Thursday, July 10, 2008

On the trail of 'Dr Death'

From BBC NEWS, 2008/07/09:



Dr Death, Aribert Heim, now 94 years old.
(Photo from Jerusalem Post)





Aribert Heim's crimes rank among the worst of the Holocaust, and after a hunt that has spanned almost half a century, Nazi-hunters believe they are closing in on him.

Israel's chief Nazi hunter [Efraim Zuroff, of the Simon Wiesenthal Centre, will spend two days in Chilean Patagonia before crossing to Argentina] ...to step up the hunt for the Nazi fugitive Aribert Heim[, who] tortured and killed prisoners in Mauthausen concentration camp in World War II, but fled Germany in 1962 before authorities were able to arrest him.

Chilean and Argentinean newspapers have published pictures of Heim in 1950, 1959 and how he might look now. These are also displayed on posters advertising the search.

"In the last few days we've received information from two different sources, both relating to Chile, which we think have very good potential," the director of Israel's Simon Wiesenthal Centre, Mr Zuroff, said.

"The reason we are going [to Patagonia]... is of course the fact that Heim's daughter lives in Puerto Montt, and we think there is a strong likelihood that he might be in that area or in the area between Puerto Montt and Bariloche [Argentina]."

The Simon Wiesenthal Centre, along with the German and Austrian governments, has offered $495,000 (315,000 euros; £250,000) for information leading to Heim's arrest.
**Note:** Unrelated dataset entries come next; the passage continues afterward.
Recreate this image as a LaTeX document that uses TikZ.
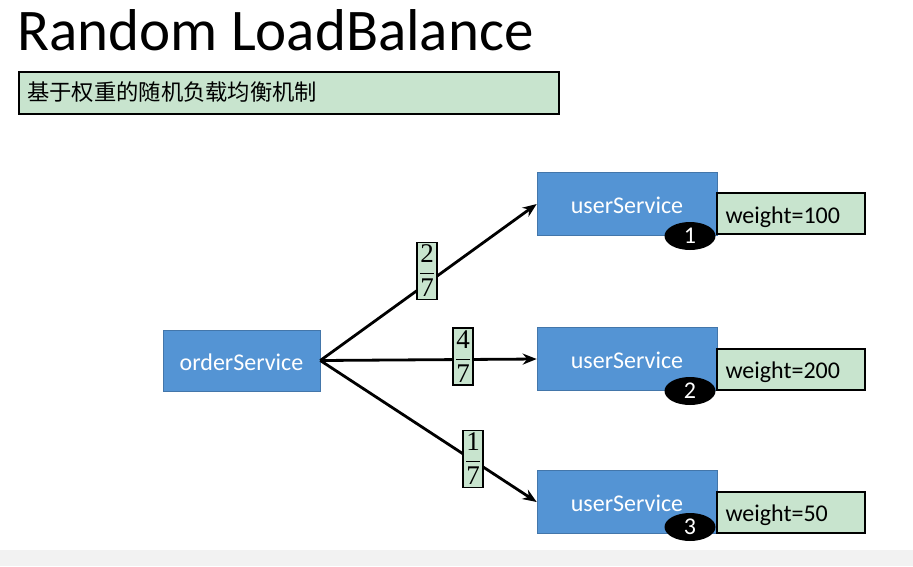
\documentclass[tikz,border=0pt]{standalone}
\usepackage{amsmath}
\usepackage{fontspec}
\setmainfont{Carlito}
\newfontfamily\cjk{Noto Sans CJK SC}
\newfontfamily\fracfont{Liberation Serif}
\usetikzlibrary{arrows.meta,shapes.geometric}
\definecolor{svcblue}{RGB}{84,148,212}
\definecolor{notegreen}{RGB}{200,228,206}
\tikzset{
  svc/.style={draw=svcblue!80!black, line width=0.6pt, fill=svcblue, text=white, minimum width=180pt, minimum height=63pt, inner sep=0pt, text height=19pt, text depth=0pt, font=\fontsize{24}{28}\selectfont},
  wbox/.style={draw=black, line width=2pt, fill=notegreen, minimum height=41pt, text width=130pt, align=left, inner xsep=9pt, inner ysep=0pt, text height=19pt, text depth=0pt, font=\fontsize{24}{28}\selectfont},
  badge/.style={ellipse, fill=black, text=white, minimum width=51pt, minimum height=28pt, inner sep=0pt, font=\fontsize{24}{26}\selectfont},
  frac/.style={draw=black, line width=1.6pt, fill=notegreen, minimum width=20pt, minimum height=57pt, inner sep=0pt, font=\fracfont\fontsize{27}{27}\selectfont},
  link/.style={line width=2.8pt, -{Stealth[length=14pt,width=11pt]}},
}
\begin{document}
\begin{tikzpicture}[x=1pt,y=-1pt]
\useasboundingbox (0,0) rectangle (913,566);
\fill[white] (0,0) rectangle (913,566);
\fill[black!5] (0,550) rectangle (913,566);
\node[anchor=base west, inner sep=0pt, font=\fontsize{59}{62}\selectfont] (title) at (17,50) {Random LoadBalance};
\node[draw=black, line width=2pt, fill=notegreen, anchor=north west, minimum width=540pt, minimum height=42pt, inner sep=0pt] (sub) at (18,71) {};
\node[anchor=west, inner sep=0pt, font=\cjk\fontsize{22.3}{26}\selectfont] (subt) at (27,92) {基于权重的随机负载均衡机制};
\node[svc, minimum width=157pt, minimum height=61pt] (o) at (241.5,360.5) {orderService};
\node[svc] (u1) at (627,204) {userService};
\node[svc] (u2) at (627,359) {userService};
\node[svc] (u3) at (627,502) {userService};
\node[wbox] (w1) at (790.5,213.5) {weight=100};
\node[wbox] (w2) at (790.5,369) {weight=200};
\node[wbox] (w3) at (790.5,512) {weight=50};
\node[badge] (b1) at (690,236) {1};
\node[badge] (b2) at (690,391) {2};
\node[badge] (b3) at (690,527) {3};
\draw[link] (o.east) -- (u1.west);
\draw[link] (o.east) -- (u2.west);
\draw[link] (o.east) -- (u3.west);
\node[frac] (f1) at (427,271) {$\dfrac{\text{2}}{\text{7}}$};
\node[frac] (f2) at (463,356.5) {$\dfrac{\text{4}}{\text{7}}$};
\node[frac] (f3) at (473,459) {$\dfrac{\text{1}}{\text{7}}$};
\end{tikzpicture}
\end{document}
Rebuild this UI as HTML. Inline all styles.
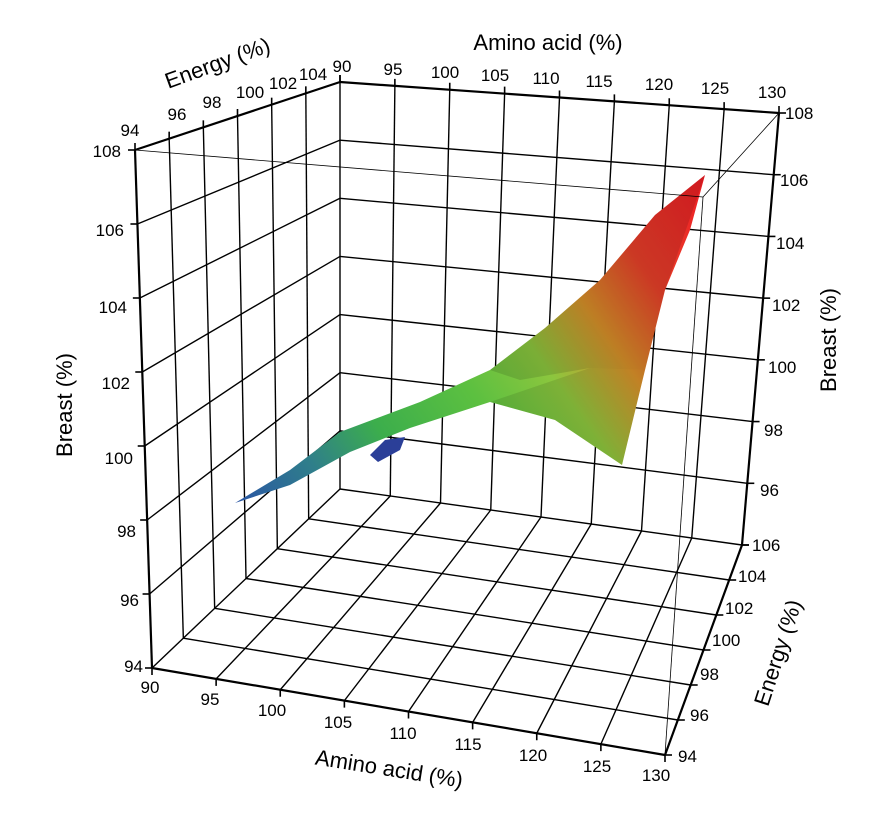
<!DOCTYPE html>
<html><head><meta charset="utf-8"><style>
html,body{margin:0;padding:0;background:#fff;}
svg{display:block;font-family:"Liberation Sans Narrow","Liberation Sans",sans-serif;}
</style></head><body>
<svg id="s" width="896" height="814" viewBox="0 0 896 814" xmlns="http://www.w3.org/2000/svg">
<defs>
<linearGradient id="g" gradientUnits="userSpaceOnUse" x1="705" y1="175" x2="235" y2="503">
<stop offset="0" stop-color="#ee1c24"/>
<stop offset="0.18" stop-color="#e8402a"/>
<stop offset="0.3" stop-color="#d8902a"/>
<stop offset="0.42" stop-color="#8cc63e"/>
<stop offset="0.55" stop-color="#5cc040"/>
<stop offset="0.72" stop-color="#3cae4c"/>
<stop offset="0.85" stop-color="#2f7f8a"/>
<stop offset="1" stop-color="#2a55a5"/>
</linearGradient>
</defs>
<g id="grid" stroke="#000" fill="none"></g>
<g id="surf">
<polygon points="370,455 385,440 405,437 400,450 378,462" fill="#2b3f98"/>
<polygon fill="url(#g)" points="235,503 290,470 340,432 420,402 490,370 545,328 600,280 655,215 705,175 690,230 665,290 645,370 622,465 555,420 490,402 410,428 350,452 290,485"/>
<polygon fill="#000" opacity="0.12" points="490,370 545,328 600,280 655,215 705,175 665,290 645,370 590,368 520,380"/>
<polygon fill="#000" opacity="0.1" points="490,402 555,420 622,465 645,370 590,368"/>
</g>
<g id="edges" stroke="#000" fill="none"></g>
<g font-size="17" fill="#000" text-anchor="end">
<text x="121" y="157">108</text><text x="124" y="236">106</text><text x="127" y="313">104</text><text x="130" y="389">102</text><text x="133" y="464">100</text><text x="136" y="537">98</text><text x="139" y="606">96</text><text x="143" y="672">94</text>
</g>
<g font-size="17" fill="#000">
<text x="785" y="119">108</text><text x="780" y="186">106</text><text x="776" y="249">104</text><text x="772" y="311">102</text><text x="768" y="373">100</text><text x="764" y="436">98</text><text x="760" y="496">96</text>
<text x="752" y="551">106</text><text x="738" y="582">104</text><text x="725" y="614">102</text><text x="712" y="646">100</text><text x="700" y="680">98</text><text x="690" y="721">96</text><text x="678" y="762">94</text>
</g>
<g font-size="17" fill="#000" text-anchor="middle">
<text x="150" y="693">90</text><text x="210" y="705">95</text><text x="272" y="716">100</text><text x="338" y="728">105</text><text x="403" y="739">110</text><text x="468" y="750">115</text><text x="533" y="761">120</text><text x="597" y="772">125</text><text x="656" y="781">130</text>
<text x="342" y="72">90</text><text x="393" y="75">95</text><text x="445" y="78">100</text><text x="495" y="81">105</text><text x="546" y="84">110</text><text x="599" y="87">115</text><text x="659" y="90">120</text><text x="715" y="94">125</text><text x="772" y="98">130</text>
<text x="130" y="136">94</text><text x="177" y="120">96</text><text x="212" y="108">98</text><text x="250" y="98">100</text><text x="283" y="89">102</text><text x="313" y="80">104</text>
</g>
<g font-size="22" fill="#000" text-anchor="middle">
<text x="548" y="50">Amino acid (%)</text>
<text transform="translate(220,70) rotate(-20)">Energy (%)</text>
<text transform="translate(72,405) rotate(-90)">Breast (%)</text>
<text transform="translate(836,340) rotate(-90)">Breast (%)</text>
<text transform="translate(388,776) rotate(9)">Amino acid (%)</text>
<text transform="translate(785,655) rotate(-72)">Energy (%)</text>
</g>
</svg>
<script>
var A=[152,668],B=[665,755],C=[742,545],D=[340,489],A2=[135,150],B2=[703,197],C2=[779,113],D2=[340,82];
function bl(p00,p10,p01,p11,u,v){return [p00[0]*(1-u)*(1-v)+p10[0]*u*(1-v)+p01[0]*(1-u)*v+p11[0]*u*v,p00[1]*(1-u)*(1-v)+p10[1]*u*(1-v)+p01[1]*(1-u)*v+p11[1]*u*v];}
var g=document.getElementById('grid'),e=document.getElementById('edges'),NS="http://www.w3.org/2000/svg";
function ln(par,p,q,w){var l=document.createElementNS(NS,'line');l.setAttribute('x1',p[0]);l.setAttribute('y1',p[1]);l.setAttribute('x2',q[0]);l.setAttribute('y2',q[1]);l.setAttribute('stroke-width',w);par.appendChild(l);}
var W=1.4;
for(var i=1;i<8;i++){var u=i/8;ln(g,bl(A,B,D,C,u,0),bl(A,B,D,C,u,1),W);}
for(var j=1;j<6;j++){var v=j/6;ln(g,bl(A,B,D,C,0,v),bl(A,B,D,C,1,v),W);}
for(var i=1;i<8;i++){var u=i/8;ln(g,bl(D,C,D2,C2,u,0),bl(D,C,D2,C2,u,1),W);}
for(var j=1;j<7;j++){var v=j/7;ln(g,bl(D,C,D2,C2,0,v),bl(D,C,D2,C2,1,v),W);}
for(var i=1;i<6;i++){var u=i/6;ln(g,bl(A,D,A2,D2,u,0),bl(A,D,A2,D2,u,1),W);}
for(var j=1;j<7;j++){var v=j/7;ln(g,bl(A,D,A2,D2,0,v),bl(A,D,A2,D2,1,v),W);}
ln(g,D,C,W);ln(g,D,D2,W);
ln(e,A,B,2.2);ln(e,B,C,2.2);ln(e,A,D,1.4);ln(e,A,A2,2.2);ln(e,C,C2,2.2);ln(e,A2,D2,2.2);ln(e,D2,C2,2.2);
ln(e,A2,B2,0.8);ln(e,B2,C2,0.8);ln(e,B,B2,0.8);
for(var j=0;j<=7;j++){var v=j/7;var p=bl(A,D,A2,D2,0,v);ln(e,p,[p[0]-7,p[1]],1.6);var q=bl(D,C,D2,C2,1,v);ln(e,q,[q[0]+7,q[1]],1.6);}
for(var i=0;i<=8;i++){var u=i/8;var p=bl(A,B,D,C,u,0);ln(e,p,[p[0],p[1]+7],1.6);var q=bl(D,C,D2,C2,u,1);ln(e,q,[q[0],q[1]-7],1.6);}
for(var j=0;j<=6;j++){var v=j/6;var p=bl(A,B,D,C,1,v);ln(e,p,[p[0]+7,p[1]],1.6);var q=bl(A,D,A2,D2,v,1);ln(e,q,[q[0],q[1]-7],1.6);}
</script>
</body></html>
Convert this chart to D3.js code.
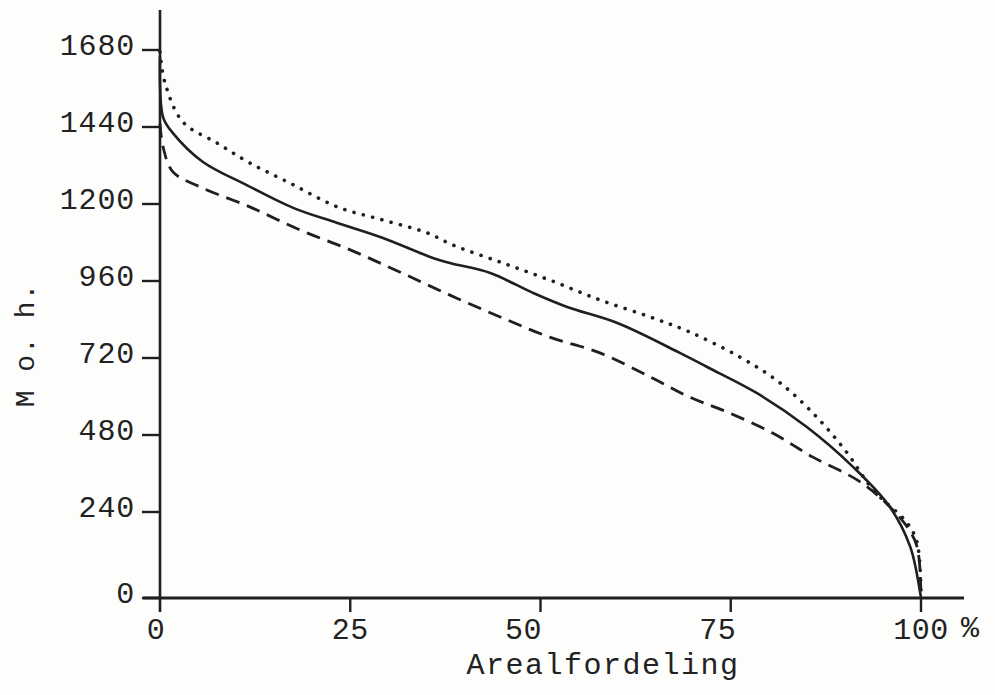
<!DOCTYPE html>
<html>
<head>
<meta charset="utf-8">
<script src="https://cdn.jsdelivr.net/npm/d3@7"></script>
<style>
  html, body { margin: 0; padding: 0; background: #fdfdfb; }
  svg { display: block; }
  text { font-family: "Liberation Mono", "DejaVu Sans Mono", monospace; fill: #222; }
</style>
</head>
<body>
<script>
// ---- data ----
const xTicks = [0, 25, 50, 75, 100];
const yTicks = [0, 240, 480, 720, 960, 1200, 1440, 1680];
const xTitle = "Arealfordeling";
const yTitle = "M o. h.";

// solid curve
const solidX = [0, 0.4, 1.7, 5.65, 11.4, 17.5, 23.3, 29.3, 35.5, 38.1, 43.4, 49.0, 53.5, 60.1, 68.3, 71.9, 78.4, 85.0, 91.1, 95.9, 98.6, 99.9, 100];
const solidY = [1660, 1471, 1421, 1331, 1259, 1188, 1141, 1094, 1035, 1016, 985, 923, 879, 829, 736, 692, 611, 505, 380, 256, 142, 14, 0];
// dotted curve
const dottedX = [0, 0.66, 3.0, 7.5, 11.8, 17.1, 23.3, 29.3, 35.1, 38.5, 44.7, 51.2, 57.8, 64.4, 69.6, 76.2, 81.5, 86.3, 90.3, 93.7, 98.2, 99.5, 100];
const dottedY = [1674, 1577, 1456, 1390, 1328, 1265, 1191, 1150, 1110, 1072, 1019, 963, 901, 848, 801, 723, 642, 536, 424, 309, 209, 153, 0];
// dashed curve
const dashedX = [0, 0.4, 1.7, 5.3, 11.8, 18.4, 25.0, 31.5, 38.1, 44.7, 51.2, 57.8, 64.4, 69.6, 74.5, 80.5, 85.8, 91.6, 95.0, 98.2, 99.5, 100];
const dashedY = [1450, 1378, 1300, 1253, 1191, 1119, 1057, 988, 916, 848, 785, 736, 661, 598, 552, 486, 411, 340, 277, 198, 142, 0];

// ---- chart ----
const W = 995, H = 695;
const ink = "#1f1f1f";
const svg = d3.select("body").append("svg").attr("width", W).attr("height", H);

const x = d3.scaleLinear().domain([0, 100]).range([160, 921]);
// hand-drawn axis: the first interval is slightly longer than the rest
const y = d3.scaleLinear().domain([0, 240, 1680]).range([598, 512, 50]);

// axis lines
svg.append("line").attr("x1", 160).attr("x2", 160).attr("y1", 10).attr("y2", 612)
  .attr("stroke", ink).attr("stroke-width", 2.6);
svg.append("line").attr("x1", 143).attr("x2", 964).attr("y1", y(0)).attr("y2", y(0))
  .attr("stroke", ink).attr("stroke-width", 2.8);

// y ticks + labels
const yg = svg.append("g");
yTicks.forEach(v => {
  yg.append("line").attr("x1", 142).attr("x2", 160).attr("y1", y(v)).attr("y2", y(v))
    .attr("stroke", ink).attr("stroke-width", 2.4);
  yg.append("text").attr("x", 135).attr("y", y(v) + 5)
    .attr("text-anchor", "end").attr("font-size", 30).attr("letter-spacing", 0.8)
    .text(v);
});

// x ticks + labels
const xLabelShift = {0: -4, 25: 0, 50: -17, 75: -13, 100: 0};
xTicks.forEach(v => {
  if (v > 0) {
    svg.append("line").attr("x1", x(v)).attr("x2", x(v)).attr("y1", y(0)).attr("y2", y(0) + 14)
      .attr("stroke", ink).attr("stroke-width", 2.4);
  }
  svg.append("text").attr("x", x(v) + xLabelShift[v]).attr("y", 639)
    .attr("text-anchor", "middle").attr("font-size", 30).attr("letter-spacing", 0.5)
    .text(v);
});
svg.append("text").attr("x", 970).attr("y", 637).attr("text-anchor", "middle")
  .attr("font-size", 30).text("%");

// titles
svg.append("text").attr("x", 603).attr("y", 674).attr("text-anchor", "middle")
  .attr("font-size", 30).attr("letter-spacing", 1.5).text(xTitle);
svg.append("text").attr("transform", "translate(34,345) rotate(-90)")
  .attr("text-anchor", "middle").attr("font-size", 28).attr("letter-spacing", 1).text(yTitle);

// curves
const line = d3.line().x(d => x(d[0])).y(d => y(d[1])).curve(d3.curveCatmullRom.alpha(0.5));
const zip = (a, b) => a.map((v, i) => [v, b[i]]);

svg.append("path").datum(zip(dashedX, dashedY)).attr("d", line)
  .attr("fill", "none").attr("stroke", ink).attr("stroke-width", 2.8)
  .attr("stroke-dasharray", "14,8");
svg.append("path").datum(zip(dottedX, dottedY)).attr("d", line)
  .attr("fill", "none").attr("stroke", ink).attr("stroke-width", 3.6)
  .attr("stroke-linecap", "round").attr("stroke-dasharray", "0.1,9.5");
svg.append("path").datum(zip(solidX, solidY)).attr("d", line)
  .attr("fill", "none").attr("stroke", ink).attr("stroke-width", 2.6);
</script>
</body>
</html>
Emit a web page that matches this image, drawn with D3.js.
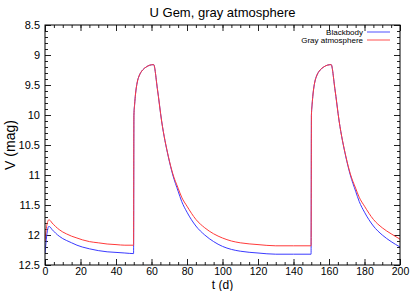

Although he would now be 94, they believe Heim is still alive because his family has yet to claim around $1.6m sitting in a German bank account in his name, says the BBC's Gideon Long in Santiago.

In order to make the claim, his family would have to prove he is dead.

The search for Heim is part of Operation Last Chance, a final bid to bring Nazi war criminals to justice more than 60 years after the end of WWII.

Body parts
Heim kept meticulous notes of his activities at Mauthausen.

He performed operations and amputations without anaesthetic to see how much pain his victims could endure. Injecting victims straight into the heart with petrol, water or poison were his favoured method at Mauthausen.

"His crimes are fully documented by himself, because he kept a log of the operations that he carried out," Mr Zuroff said. "He tortured many inmates before he killed them at Mauthausen, and he used body parts of the people he killed as decorations."

One testimony from a camp survivor accuses him of cutting off the head of a murdered Jewish prisoner and boiling off the flesh to enable the skull to be used as an exhibit. Stories like this abound. One claims that the doctor removed tattooed skin from one victim and turned it into a seat cover.

Born 28 June, 1914 in Radkersburg, Austria, Heim joined the local Nazi party in 1935, three years before Austria was annexed by Germany. He later joined the Waffen SS. After the war, Heim was detained by US forces, but later disappeared. He practised medicine in the German town of Baden-Baden until 1962, when he fled the country after being tipped off that the authorities were about to prosecute him.

'Passage of time'
If Heim is still alive, he would have just turned 94. Some may argue that it is wrong to put an a frail old man on trial for alleged crimes committed more than half his lifetime ago.
But Mr Zuroff is uncompromising: "The passage of time in no way diminishes the guilt of the perpetrators," he said in a previous interview with the BBC.
"Killers don't become righteous gentiles when they reach a certain age. And if we were to set a chronological limit on prosecutions, it would basically say you could get away with genocide."

1 comment:

pennysworth said...

Why did the U.S. release Heim from custody after he was imprisoned?